Grouping data by drive and then drawing scatter plot with estimated curve for each group:
ggplot(data = mpg, mapping = aes(x = displ, y = hwy, color = drv)) +
geom_point() +
geom_smooth(se = FALSE)
Visualizing the combinations of drives and cylinders available in the dataset:
ggplot(data = mpg) +
geom_point(mapping = aes(y = drv, x = cyl, color=factor(cyl)), size=4)
We will create a copy of our data frame
mpg2 <- mpg
We will introduce a new column defining whether the car is automatic or manual
mpg2$is.automatic <- startsWith(mpg2$trans, 'auto')
mpg2$transmission <- ifelse(mpg2$is.automatic, 'auto', 'man')
Let’s verify the statistics
table(mpg2$trans)
auto(av) auto(l3) auto(l4) auto(l5) auto(l6) auto(s4)
5 2 83 39 6 3
auto(s5) auto(s6) manual(m5) manual(m6)
3 16 58 19
table(mpg2$is.automatic)
FALSE TRUE
77 157
Let’s compare the box plots of city mileage for the two types
qplot(transmission, cty, data=mpg2, geom='boxplot', fill=transmission)
This graphic suggests that the manual transmission is better than automatic one.
It is time for us to perform a t-test to verify the accuracy.
manual.cty <- mpg2$cty[!mpg2$is.automatic]
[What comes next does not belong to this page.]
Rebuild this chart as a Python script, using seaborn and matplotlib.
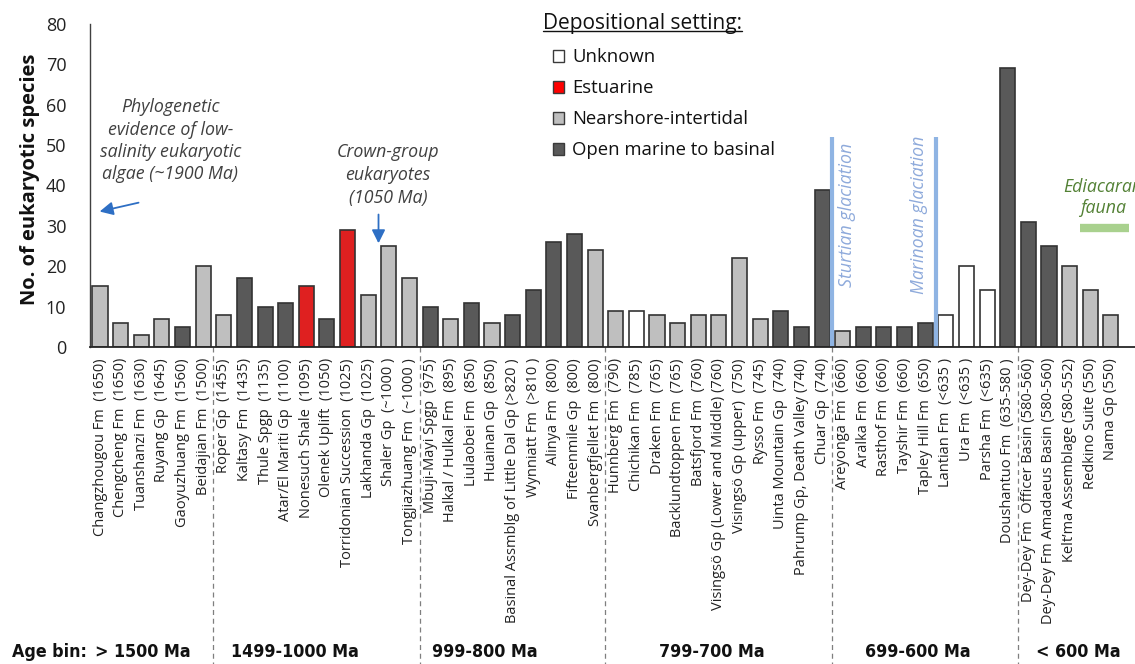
import matplotlib
matplotlib.use("Agg")
import matplotlib.pyplot as plt
import seaborn as sns
import pandas as pd
from matplotlib.patches import Patch
from matplotlib.lines import Line2D
import matplotlib.transforms as mtrans

# ---------------- data ----------------
formations = [
    "Changzhougou Fm  (1650)", "Chengcheng Fm  (1650)", "Tuanshanzi Fm  (1630)",
    "Ruyang Gp  (1645)", "Gaoyuzhuang Fm  (1560)", "Beidajian Fm  (1500)",
    "Roper Gp  (1455)", "Kaltasy Fm  (1435)", "Thule Spgp  (1135)",
    "Atar/El Mariti Gp  (1100)", "Nonesuch Shale  (1095)", "Olenek Uplift  (1050)",
    "Torridonian Succession  (1025)", "Lakhanda Gp  (1025)", "Shaler Gp  (~1000 )",
    "Tongjiazhuang Fm  (~1000 )",
    "Mbuji-Mayi Spgp  (975)", "Halkal / Hulkal Fm  (895)", "Liulaobei Fm  (850)",
    "Huainan Gp  (850)", "Basinal Assmblg of Little Dal Gp (>820 )", "Wynniatt Fm  (>810 )",
    "Alinya Fm  (800)", "Fifteenmile Gp  (800)", "Svanbergfjellet Fm  (800)",
    "Hunnberg Fm  (790)", "Chichikan Fm  (785)", "Draken Fm  (765)",
    "Backlundtoppen Fm  (765)", "Batsfjord Fm  (760)", "Visingsö Gp (Lower and Middle) (760)",
    "Visingsö Gp (upper)  (750)", "Rysso Fm  (745)", "Uinta Mountain Gp  (740)",
    "Pahrump Gp, Death Valley (740)", "Chuar Gp  (740)",
    "Areyonga Fm  (660)", "Aralka Fm  (660)", "Rasthof Fm  (660)", "Tayshir Fm  (660)",
    "Tapley Hill Fm  (650)", "Lantian Fm  (<635 )", "Ura Fm  (<635 )", "Parsha Fm  (<635)",
    "Doushantuo Fm  (635-580 )",
    "Dey-Dey Fm  Officer Basin (580-560)", "Dey-Dey Fm Amadaeus Basin (580-560)",
    "Kelt\u2019ma Assemblage (580-552)", "Redkino Suite (550)", "Nama Gp (550)",
]

species = [15, 6, 3, 7, 5, 20,
           8, 17, 10, 11, 15, 7, 29, 13, 25, 17,
           10, 7, 11, 6, 8, 14, 26, 28, 24,
           9, 9, 8, 6, 8, 8, 22, 7, 9, 5, 39,
           4, 5, 5, 5, 6, 8, 20, 14, 69,
           31, 25, 20, 14, 8]

U, E, N, O = "Unknown", "Estuarine", "Nearshore-intertidal", "Open marine to basinal"
settings = [N, N, N, N, O, N,
            N, O, O, O, E, O, E, N, N, N,
            O, N, O, N, O, O, O, O, N,
            N, U, N, N, N, N, N, N, O, O, O,
            N, O, O, O, O, U, U, U, O,
            O, O, N, N, N]

setting_order = [U, E, N, O]
age_bins = ["> 1500 Ma", "1499-1000 Ma", "999-800 Ma", "799-700 Ma", "699-600 Ma", "< 600 Ma"]
bin_sizes = [6, 10, 9, 11, 9, 5]

# ---------------- style ----------------
palette = {U: "#FFFFFF", E: "#FF0000", N: "#BFBFBF", O: "#595959"}
W, H = 1135, 664

sns.set_style("white")
plt.rcParams["font.family"] = ["Open Sans", "DejaVu Sans"]

fig = plt.figure(figsize=(W / 100, H / 100), dpi=100)
ax = fig.add_axes([90 / W, 1 - 347 / H, (W - 90) / W, (347 - 24) / H])

df = pd.DataFrame({"formation": formations, "n": species, "setting": settings})
sns.barplot(data=df, x="formation", y="n", hue="setting", order=formations,
            hue_order=setting_order, palette=palette, dodge=False, width=0.73,
            edgecolor="#333333", linewidth=1.2, errorbar=None, legend=False, ax=ax)

ax.set_xlim(-0.485, 50.17)
ax.set_ylim(0, 80)
ax.set_yticks(range(0, 81, 10))
ax.set_xlabel("")
ax.set_ylabel("No. of eukaryotic species", fontsize=14.5, fontweight="bold", color="#111111")
ax.yaxis.set_label_coords(-0.048, 0.52)
ax.tick_params(axis="y", length=0, pad=17, labelsize=13, labelcolor="#222222")
ax.tick_params(axis="x", length=0, pad=8, labelsize=10.5, labelcolor="#222222")
for lab in ax.get_xticklabels():
    lab.set_rotation(90)
for s in ["top", "right"]:
    ax.spines[s].set_visible(False)
ax.spines["left"].set_color("#404040")
ax.spines["bottom"].set_color("#262626")
ax.spines["left"].set_linewidth(1.0)
ax.spines["bottom"].set_linewidth(1.3)

def fx(px):
    return px / W

def fy(py):
    return 1 - py / H

# age-bin dividers (dashed, below axis)
blend = mtrans.blended_transform_factory(ax.transData, fig.transFigure)
cum = 0
for size in bin_sizes[:-1]:
    cum += size
    ax.plot([cum - 0.5, cum - 0.5], [fy(347), 0], transform=blend, clip_on=False,
            color="#7F7F7F", lw=0.9, ls=(0, (4, 3)))

# age bin labels
bin_font = dict(fontsize=12.8, fontweight="bold", family=["DejaVu Sans"],
                fontstretch="condensed", color="#111111")
fig.text(fx(12), fy(652), "Age bin:", ha="left", va="center", **bin_font)
bin_centers_px = [143, 295, 485, 712, 918, 1078]
for lab, cx in zip(age_bins, bin_centers_px):
    fig.text(fx(cx), fy(652), lab, ha="center", va="center", **bin_font)

# glaciation lines
glac_color = "#8FB4E3"
ax.vlines([35.5, 40.5], 0, 52, color=glac_color, lw=3)
ax.text(36.2, 32.7, "Sturtian glaciation", rotation=90, ha="center", va="center",
        fontsize=12.8, style="italic", color="#8EAADB")
ax.text(39.7, 32.7, "Marinoan glaciation", rotation=90, ha="center", va="center",
        fontsize=12.8, style="italic", color="#8EAADB")

# Ediacaran fauna
ax.hlines(29.5, 47.5, 49.9, color="#A9D18E", lw=6)
ax.text(48.6, 37.0, "Ediacaran\nfauna", ha="center", va="center", fontsize=12.8,
        style="italic", color="#538135", linespacing=1.25)

# annotations
arrow_col = "#2E6FC4"
ax.text(3.4, 51.1, "Phylogenetic\nevidence of low-\nsalinity eukaryotic\nalgae (~1900 Ma)",
        ha="center", va="center", fontsize=12.8, style="italic", color="#404040", linespacing=1.3)
ax.annotate("", xy=(-0.15, 33.4), xytext=(2.0, 35.9),
            arrowprops=dict(arrowstyle="-|>", color=arrow_col, lw=1.3, mutation_scale=20))
ax.text(13.95, 42.6, "Crown-group\neukaryotes\n(1050 Ma)",
        ha="center", va="center", fontsize=12.8, style="italic", color="#404040", linespacing=1.33)
ax.annotate("", xy=(13.5, 25.0), xytext=(13.5, 33.5),
            arrowprops=dict(arrowstyle="-|>", color=arrow_col, lw=1.3, mutation_scale=20))

# legend
title = fig.text(fx(543), fy(28.5), "Depositional setting:", ha="left", va="baseline",
                 fontsize=15, color="#111111")
handles = [Patch(facecolor=palette[s], edgecolor="#3A3A3A", linewidth=1.0) for s in setting_order]
leg = ax.legend(handles, setting_order, loc="upper left",
                bbox_to_anchor=(fx(553), fy(48.5)), bbox_transform=fig.transFigure,
                frameon=False, fontsize=13.3, handlelength=0.6,
                handleheight=0.6, handletextpad=0.45, labelspacing=0.7,
                borderaxespad=0, borderpad=0)
for t in leg.get_texts():
    t.set_color("#111111")
fig.canvas.draw()
r = fig.canvas.get_renderer()
bb = title.get_window_extent(r)
ul = Line2D([bb.x0 / W, bb.x1 / W], [fy(31), fy(31)],
            transform=fig.transFigure, color="#111111", lw=1.0)
fig.add_artist(ul)

fig.savefig("out.png", dpi=100)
auto.cty <- mpg2$cty[mpg2$is.automatic]
t.test(manual.cty, auto.cty, alternative = "two.sided", var.equal = FALSE)
Welch Two Sample t-test
data: manual.cty and auto.cty
t = 4.5375, df = 132.32, p-value = 1.263e-05
alternative hypothesis: true difference in means is not equal to 0
95 percent confidence interval:
1.527033 3.887311
sample estimates:
mean of x mean of y
18.67532 15.96815
The p-value is very low. It indicates strong evidence against the null hypothesis, so we reject the null hypothesis and accept that means are not equal.
Let’s also verify the hypothesis that mean of manual is greater than mean of automatic transmission.
t.test(manual.cty, auto.cty, alternative = "greater", var.equal = FALSE)
Welch Two Sample t-test
data: manual.cty and auto.cty
t = 4.5375, df = 132.32, p-value = 6.317e-06
alternative hypothesis: true difference in means is greater than 0
95 percent confidence interval:
1.718907 Inf
sample estimates:
mean of x mean of y
18.67532 15.96815
Again we see that p-value is very very small. Thus, the alternate hypothesis must be true. Mean of manual transmission is greater than mean of automatic transmission.
t.test(manual.cty, auto.cty, alternative = "less", var.equal = FALSE)
Welch Two Sample t-test
data: manual.cty and auto.cty
t = 4.5375, df = 132.32, p-value = 1
alternative hypothesis: true difference in means is less than 0
95 percent confidence interval:
-Inf 3.695437
sample estimates:
mean of x mean of y
18.67532 15.96815
Here p-value is 1. We don’t have any evidence supporting the alternate hypothesis.